Wind turbines have been gracing Challicum Hills for 10 years.

The project was able to be built because of the Federal Renewable Energy Target and in 2003 it was the largest wind farm in the Southern Hemisphere and one of the first wind farms in the state.

Each of the turbines generates enough electricity for 700-800 Victorian homes each year, feeding the power into the local power grid that connects down to Ballarat and up to Stawell.

Managing and maintaining the project is a full time job. A team of five including wind farm supervisor Adrian Ciccocioppo and technicians Leigh Roberts, Dean Tonkin, Rohan Calvert and Jon Porter scale the massive turbines almost every other day to carry out maintenance, servicing and safety checks.

“It’s a 70 metre climb up to get to the generator so you quickly learn to be organized so you don’t forget anything you need for the job,” Mr Roberts, who has worked at the wind farm since 2005 and climbs the towers up to twice a day, said.

The turbines are serviced every six months and it takes two technicians three days to service each machine. They are checked for safe and efficient operation which includes a range of pressure, electrical and safety checks.

The technicians are onsite during the week maintaining the project rain, hail or shine.

“Although we don’t go onsite during thunderstorms,” Mr Roberts said.

Safety is top of mind on site and right across the company.

“When we’re not servicing or maintaining the turbines, we are running safety drills, inspecting the blades for any damage, taking refresher heights training or upgrading the turbines with the latest technological developments,” Mr Ciccocioppo, the wind farm supervisor, said.

The Australian company who owns the wind farm, Pacific Hydro, has four other wind farms operating in Victoria. It also has hydro and solar projects in Australia.

Pacific Hydro has a long-held commitment to ensuring the local community benefits from its projects and it looks for ways to share value with the community hosting them. At Challicum Hills Wind Farm it operates a community grants program.

Known as the Ararat Sustainable Communities Fund, the program returns profits from the project back into local community projects. In recent times the distribution of the $50,000 annual fund has been decided by a panel that includes community members.

“The panel was set up as a trial to improve transparency and accountability of the program,” Chloe Carpenter who has managed the program for Pacific Hydro since 2008, said.

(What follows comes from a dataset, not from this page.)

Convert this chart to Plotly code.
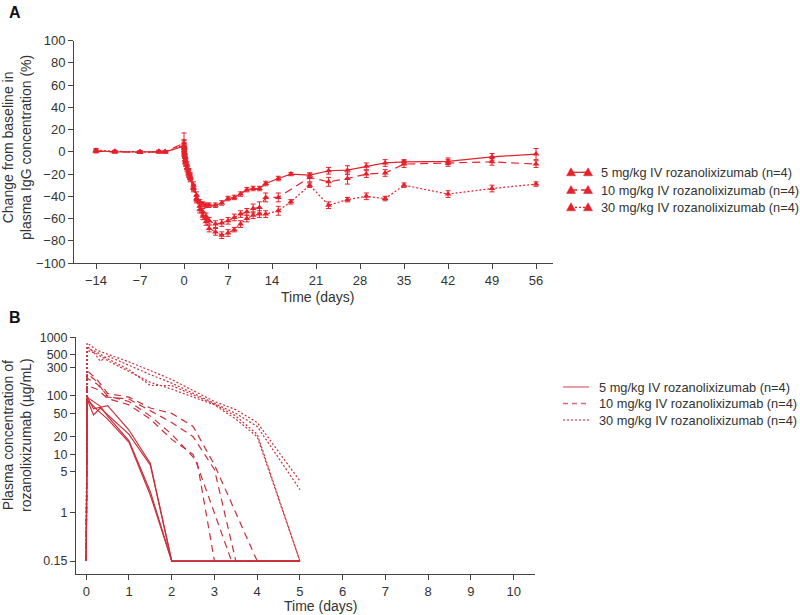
import plotly.graph_objects as go

# ---------------- Panel A data: % change from baseline in IgG ----------------
days_5 = [-14, -11, -7, -4, -3, 0, 0.04, 0.08, 0.17, 0.25, 0.5, 0.75, 1, 1.5, 2, 2.5, 3, 3.5, 4,
          5, 6, 7, 8, 9, 10, 11, 12, 13, 15, 17, 20, 23, 26, 29, 32, 35, 42, 49, 56]
chg_5 = [1, 0, 0, 0, 0, 5, 3, -2, -5, -8, -12, -18, -22, -30, -39, -45, -47, -48, -48,
         -48, -46, -42, -41, -38, -34, -33, -33, -28.5, -24, -20, -21, -17, -16.5, -13, -10, -9, -8.5, -4.5, -2]
err_5 = [2, 1, 1, 1, 1, 5, 3, 3, 3, 3, 3, 3, 3, 3, 3, 2, 2, 2, 2,
         2, 2, 2, 2, 2, 2, 2, 2, 2, 2, 1.5, 2, 3, 4, 3, 3, 2, 3, 3, 5]

days_10 = [-14, -11, -7, -4, -3, 0, 0.04, 0.08, 0.17, 0.25, 0.5, 0.75, 1, 1.5, 2, 2.5, 3, 3.5, 4,
           5, 6, 7, 8, 9, 10, 11, 12, 13, 15, 20, 23, 26, 29, 32, 35, 42, 49, 56]
chg_10 = [0.5, 0, -0.5, 0, 0, 8, 4, -1, -5, -9, -14, -19, -23, -32, -42, -49, -54, -58, -62,
          -65, -64, -62, -59, -56, -54, -51, -50, -41, -41, -23, -27, -24, -20, -19, -11, -10, -9, -11]
err_10 = [1, 1, 1, 1, 1, 9, 4, 3, 3, 3, 3, 3, 3, 3, 3, 3, 3, 3, 3,
          3, 3, 3, 3, 3, 3, 4, 5, 4, 4, 4, 4, 5, 3, 3, 3, 3, 3, 3]

days_30 = [-14, -11, -7, -4, -3, 0, 0.04, 0.08, 0.17, 0.25, 0.5, 0.75, 1, 1.5, 2, 2.5, 3, 3.5, 4,
           5, 6, 7, 8, 9, 10, 11, 12, 13, 15, 17, 20, 23, 26, 29, 32, 35, 42, 49, 56]
chg_30 = [1.5, 0.5, 0, 0.5, 0, 6, 1, -3, -7, -10, -15, -20, -24, -33, -43, -52, -58, -63, -69,
          -72, -75, -73, -70, -65, -60, -57, -56, -56, -53, -45, -30, -48, -43, -40, -42, -30, -38, -33, -29]
err_30 = [1, 1, 1, 1, 1, 5, 3, 3, 3, 3, 3, 3, 3, 3, 3, 3, 3, 3, 3,
          3, 3, 3, 2, 3, 3, 3, 3, 3, 4, 2, 2, 3, 2, 3, 2, 2, 3, 3, 2]

labels = ["5 mg/kg IV rozanolixizumab (n=4)",
          "10 mg/kg IV rozanolixizumab (n=4)",
          "30 mg/kg IV rozanolixizumab (n=4)"]

x_ticks_a = [-14, -7, 0, 7, 14, 21, 28, 35, 42, 49, 56]
y_ticks_a = [-100, -80, -60, -40, -20, 0, 20, 40, 60, 80, 100]

# ---------------- Panel B data: individual plasma concentrations ----------------
t5 = [[0, 0.02, 0.17, 0.5, 1, 1.5, 2, 5],
      [0, 0.02, 0.17, 0.33, 1, 1.5, 2, 5],
      [0, 0.02, 0.33, 0.5, 1, 1.5, 2, 5],
      [0, 0.02, 0.25, 0.5, 1, 1.5, 2, 5]]
c5 = [[0.15, 97, 60, 68, 26, 7.0, 0.15, 0.15],
      [0.15, 88, 47, 62, 22, 6.5, 0.15, 0.15],
      [0.15, 95, 66, 45, 17, 2.3, 0.15, 0.15],
      [0.15, 85, 58, 40, 16, 2.0, 0.15, 0.15]]

t10 = [[0, 0.02, 0.25, 0.5, 1, 1.5, 2, 2.5, 3, 4, 5],
       [0, 0.02, 0.25, 0.5, 1, 1.5, 2, 2.5, 3, 3.5, 5],
       [0, 0.02, 0.25, 0.5, 1, 1.5, 2, 2.5, 2.6, 3, 5],
       [0, 0.02, 0.25, 0.5, 1, 1.5, 2, 2.5, 2.6, 3.4, 5]]
c10 = [[0.15, 270, 190, 110, 95, 62, 50, 30, 6.6, 0.15, 0.15],
       [0.15, 240, 175, 95, 88, 55, 35, 20, 5.5, 0.15, 0.15],
       [0.15, 200, 160, 100, 80, 45, 22, 9, 7, 0.15, 0.15],
       [0.15, 150, 130, 90, 70, 40, 18, 10, 6.5, 0.15, 0.15]]

t30 = [[0, 0.02, 0.25, 0.5, 1, 1.5, 2, 3, 3.5, 4, 5],
       [0, 0.02, 0.17, 0.33, 0.5, 1, 1.5, 2, 3, 3.5, 4, 5],
       [0, 0.02, 0.25, 0.5, 1, 1.5, 2, 3, 3.5, 4, 5],
       [0, 0.02, 0.25, 0.5, 1, 1.5, 2, 3, 3.5, 4, 5]]
c30 = [[0.15, 800, 600, 520, 380, 270, 190, 80, 58, 35, 3.5],
       [0.15, 700, 560, 390, 480, 330, 230, 165, 75, 50, 30, 2.5],
       [0.15, 650, 560, 430, 280, 150, 150, 72, 45, 22, 0.15],
       [0.15, 600, 520, 400, 260, 170, 130, 70, 40, 20, 0.15]]

x_ticks_b = [0, 1, 2, 3, 4, 5, 6, 7, 8, 9, 10]
y_ticks_b = [0.15, 1, 5, 10, 20, 50, 100, 300, 500, 1000]
y_ticktext_b = ["0.15", "1", "5", "10", "20", "50", "100", "300", "500", "1000"]

# ---------------- styles ----------------
RED_A = "#e4222c"
RED_B = "#c9303b"
RED_LEG_B = "#dd6a7a"
AXC = "#444444"
TXT = "#333333"
W, H = 800, 615
LEG_FONT = 12.8


def px(x):
    """reference pixel x -> paper fraction"""
    return x / W


def py(y):
    """reference pixel y -> paper fraction"""
    return 1 - y / H


fig = go.Figure()

dash_a = ["solid", "8px,5px", "2px,2px"]
for d, v, e, lab, ds in zip([days_5, days_10, days_30], [chg_5, chg_10, chg_30],
                            [err_5, err_10, err_30], labels, dash_a):
    fig.add_trace(go.Scatter(
        x=d, y=v, mode="lines+markers", name=lab, showlegend=False,
        line=dict(color=RED_A, width=1.2, dash=ds),
        marker=dict(symbol="triangle-up", size=6, color=RED_A),
        error_y=dict(type="data", array=e, visible=True, color=RED_A, thickness=1, width=2.5),
        xaxis="x", yaxis="y"))

dash_b = ["solid", "7px,5px", "2px,2px"]
for ts, cs, ds, lab in zip([t5, t10, t30], [c5, c10, c30], dash_b, labels):
    for t, c in zip(ts, cs):
        fig.add_trace(go.Scatter(
            x=t, y=c, mode="lines", name=lab, showlegend=False,
            line=dict(color=RED_B, width=1.2, dash=ds),
            xaxis="x2", yaxis="y2"))

axis_common = dict(showline=True, linecolor=AXC, linewidth=1, ticks="outside",
                   ticklen=5, tickcolor=AXC, tickwidth=1, showgrid=False,
                   zeroline=False, tickfont=dict(size=13, color=TXT), automargin=False)

# ---------- legends drawn as key samples + text ----------
shapes = []
annotations = []
legA_rows = [172.3, 190, 207.3]
dash_shape_a = ["solid", "6px,4px", "2px,2px"]
for yrow, lab, ds in zip(legA_rows, labels, dash_shape_a):
    shapes.append(dict(type="line", xref="paper", yref="paper",
                       x0=px(571), x1=px(588), y0=py(yrow), y1=py(yrow),
                       line=dict(color=RED_A, width=1.3, dash=ds)))
    for cx in (571, 588):
        path = "M {:.5f},{:.5f} L {:.5f},{:.5f} L {:.5f},{:.5f} Z".format(
            px(cx - 4.5), py(yrow + 3.5), px(cx + 4.5), py(yrow + 3.5), px(cx), py(yrow - 4.5))
        shapes.append(dict(type="path", xref="paper", yref="paper", path=path,
                           fillcolor=RED_A, line=dict(color=RED_A, width=0.5)))
    annotations.append(dict(text=lab, x=px(599), y=py(yrow), xref="paper", yref="paper",
                            xanchor="left", yanchor="middle", showarrow=False,
                            font=dict(size=LEG_FONT, color=TXT)))

legB_rows = [387, 403.5, 420]
dash_shape_b = ["solid", "5px,4px", "2px,2px"]
for yrow, lab, ds in zip(legB_rows, labels, dash_shape_b):
    shapes.append(dict(type="line", xref="paper", yref="paper",
                       x0=px(563), x1=px(589), y0=py(yrow), y1=py(yrow),
                       line=dict(color=RED_LEG_B, width=1.3, dash=ds)))
    annotations.append(dict(text=lab, x=px(597), y=py(yrow), xref="paper", yref="paper",
                            xanchor="left", yanchor="middle", showarrow=False,
                            font=dict(size=LEG_FONT, color=TXT)))

annotations += [
    dict(text="<b>A</b>", x=px(7), y=py(12), xref="paper", yref="paper",
         xanchor="left", yanchor="middle", showarrow=False, font=dict(size=16, color="#111")),
    dict(text="<b>B</b>", x=px(7), y=py(317), xref="paper", yref="paper",
         xanchor="left", yanchor="middle", showarrow=False, font=dict(size=16, color="#111")),
    dict(text="Change from baseline in<br>plasma IgG concentration (%)", textangle=-90,
         x=px(17), y=py(148), xref="paper", yref="paper", xanchor="center", yanchor="middle",
         showarrow=False, font=dict(size=14, color=TXT)),
    dict(text="Plasma concentration of<br>rozanolixizumab (µg/mL)", textangle=-90,
         x=px(17), y=py(435), xref="paper", yref="paper", xanchor="center", yanchor="middle",
         showarrow=False, font=dict(size=14, color=TXT)),
    dict(text="Time (days)", x=px(317), y=py(297), xref="paper", yref="paper",
         xanchor="center", yanchor="middle", showarrow=False, font=dict(size=14, color=TXT)),
    dict(text="Time (days)", x=px(320), y=py(606), xref="paper", yref="paper",
         xanchor="center", yanchor="middle", showarrow=False, font=dict(size=14, color=TXT)),
]

fig.update_layout(
    width=W, height=H,
    margin=dict(l=0, r=0, t=0, b=0),
    paper_bgcolor="white", plot_bgcolor="white",
    font=dict(family="Liberation Sans, Arial, sans-serif", size=13, color=TXT),
    showlegend=False,
    xaxis=dict(domain=[px(74), px(553)], range=[-17.5, 58.7], tickvals=x_ticks_a,
               anchor="y", **axis_common),
    yaxis=dict(domain=[py(263), py(40.7)], range=[-100, 100], tickvals=y_ticks_a,
               anchor="x", **axis_common),
    xaxis2=dict(domain=[px(76), px(535)], range=[-0.24, 10.5], tickvals=x_ticks_b,
                anchor="y2", **axis_common),
    yaxis2=dict(domain=[py(574), py(337.3)], type="log", range=[-1.045, 3],
                tickvals=y_ticks_b, ticktext=y_ticktext_b, anchor="x2", **axis_common),
    shapes=shapes,
    annotations=annotations,
)
fig.update_yaxes(tickfont=dict(size=12.5, color=TXT), selector=dict(type="log"))

# remove the browser's default page margin so the 800x615 figure fills the window exactly
fig.write_html("out.html",
               config={"displayModeBar": False},
               post_script="document.body.style.margin='0px';"
                           "document.body.style.overflow='hidden';")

“The community responded really positively to this change so the panels have been implemented permanently.”

Ms Carpenter said the value in the fund has been amplified by community groups who have created opportunities by increasing their networks and thinking creatively.

“The community groups we have been able to fund are run by passionate volunteers who have been able to generate even more value from the grants. It’s inspiring,” she said.

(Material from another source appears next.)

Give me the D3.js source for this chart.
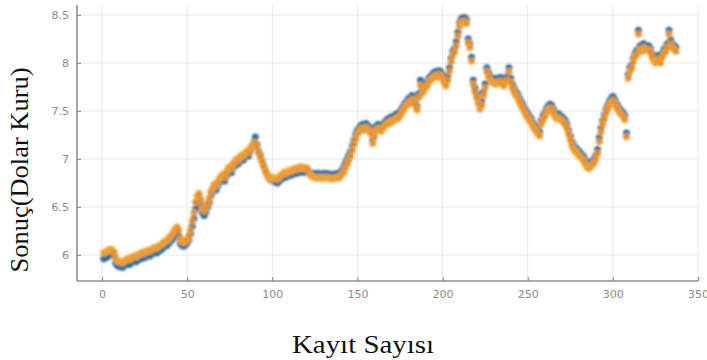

“For example, a community garden established by the Ararat Landcare Group, who concentrate on protecting vegetation around Ararat, has provided a number of educational and social opportunities for locals.”

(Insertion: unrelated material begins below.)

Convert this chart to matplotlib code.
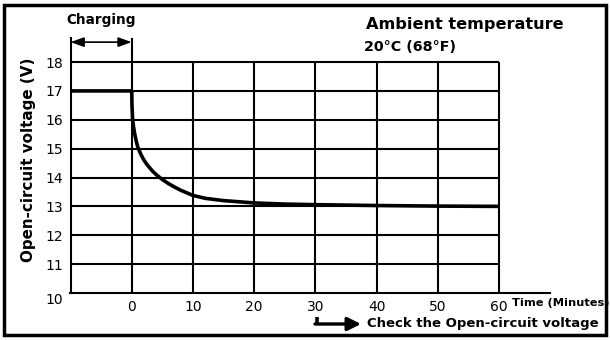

Anne Carroll, a volunteer at the garden, says that while it has provided many Ararat residents the opportunity to learn more about gardening and sustainability, the focus is on creating an active and social community.

“We hold regular ‘swap days’, where residents are encouraged to bring along produce such as vegetables and eggs to swap with other locals,” Ms Carroll said.

“Recently we held a very successful Spring Equinox celebration. These events aim to get people thinking about how to be more sustainable, while bringing the community together in a social setting.”

The Ararat Sustainable Communities Fund has distributed $438,000 to 175 projects within the Ararat Rural City since 2005.